With that said, I didn’t become a filmmaker for social justice or racial politics.

For me, it’s simple. It’s about creativity.

Watching movies and TV shows about the same small cadre of pretty white people gets repetitive and boring. I mean, how many times do we have to see Matt Damon getting rescued (http://time.com/4162254/cost-of-rescuing-matt-damon/) time and again? How many more derivatives of FRIENDS do we need, featuring an ensemble of middle to upper class white friends/families having the same white people problems? (And, yes, there are white people problems that while not unique to white people, are seen as “charming” by my immigrant parents). How many times do I need to see a dorky white guy earnestly ruminate on his life (and in 99.99% of films being unconscious to his own white privilege), or the beefy white guy saving the world while the cardboard cutout white princess is there as his prop?

If instead of Matt Damon, Idris Elba is trapped in Nazi territory, how does that change the story?

Stories from voices of color and women (that doesn’t involve romance tropes) really matter *and* don’t matter at the same time. They matter because gender, ethnicity, culture, and sexual identity impact the lens in which the characters see and interact, even if it’s in the subtleties. These million little subtleties will add up to a completely different tone of story. At the same time, they also don’t matter because these stories, being so specific to their experiences, become universal. Because of that very specificity. The white male experience is *specific* to a particular group, yet audiences of all backgrounds are willing to accept these stories as universal. Heroes and villains come in all colors, genders and sexual identities, and if we expand our cast of characters beyond just one hyperspecific subculture, the stories are all the more interesting. The straight white adult male – which is not “mainstream” or “normal” but a subculture just like any other subculture – on numbers alone are a minority as well.

As an audience member, I want to see more coming-of-age films about Hispanic teens in East LA. I want to see big dumb movies destroying Mumbai and Mexico City, or aliens landing in Nigeria. Why does it always have to be New York or LA? What if aliens decided Cleveland was worth invading? Imagine a DISTRICT 9 type of story where a small group of advanced aliens crash land and occupy the housing projects in Baltimore – and the tepid response (or lack thereof?) from the city. That’s the unfamiliar and unexplored territory I want to see.

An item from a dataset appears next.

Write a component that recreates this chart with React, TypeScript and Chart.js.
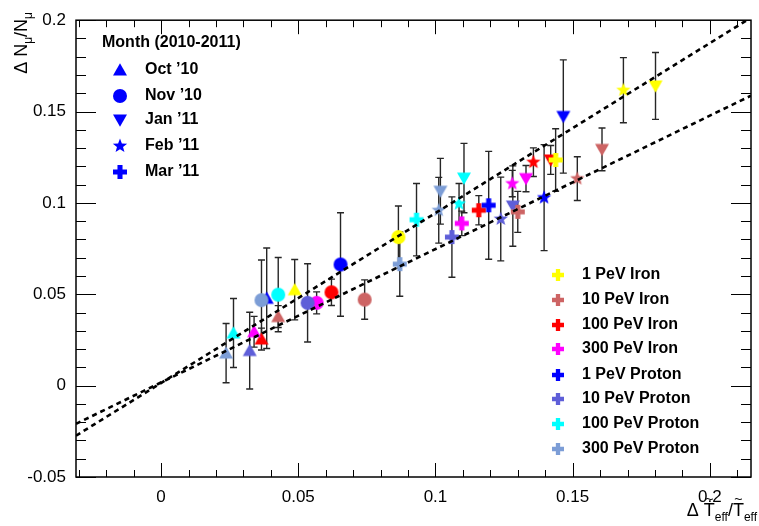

As a filmmaker, I want to tell stories about fully realized, three dimensional characters who are not just mouthpieces for an agenda or soapbox for social issues. Empathy for individual can change and educate people about social issues that lecturing cannot.

And frankly, it’s more interesting to sit in the shoes of an Asian female lesbian drug addict. I trust that audiences want that too – not just to see a reflection of themselves, but to see another world unlike their own. Otherwise, why would films such as STRAIGHT OUTTA COMPTON become such a huge hit both domestically and overseas? Why does TRANSPARENT get the kind of critical and audience acclaim? They contain fully-realized, diverse, characters that are individual and unique. And audiences relate to them.

No more archetypes or cardboard cutouts, or placeholders.

With my latest feature film FOR IZZY, I want to explore aspects that are overlooked and misunderstood: autism, addiction, and adult romance. Yes, there are Asians with autism, Asians who have substance abuse issues, and Asians who fall in love at an advanced age when pop culture tells them that it’s too late.

And that is why I make films about characters such as these. Simply, because their stories are worth telling.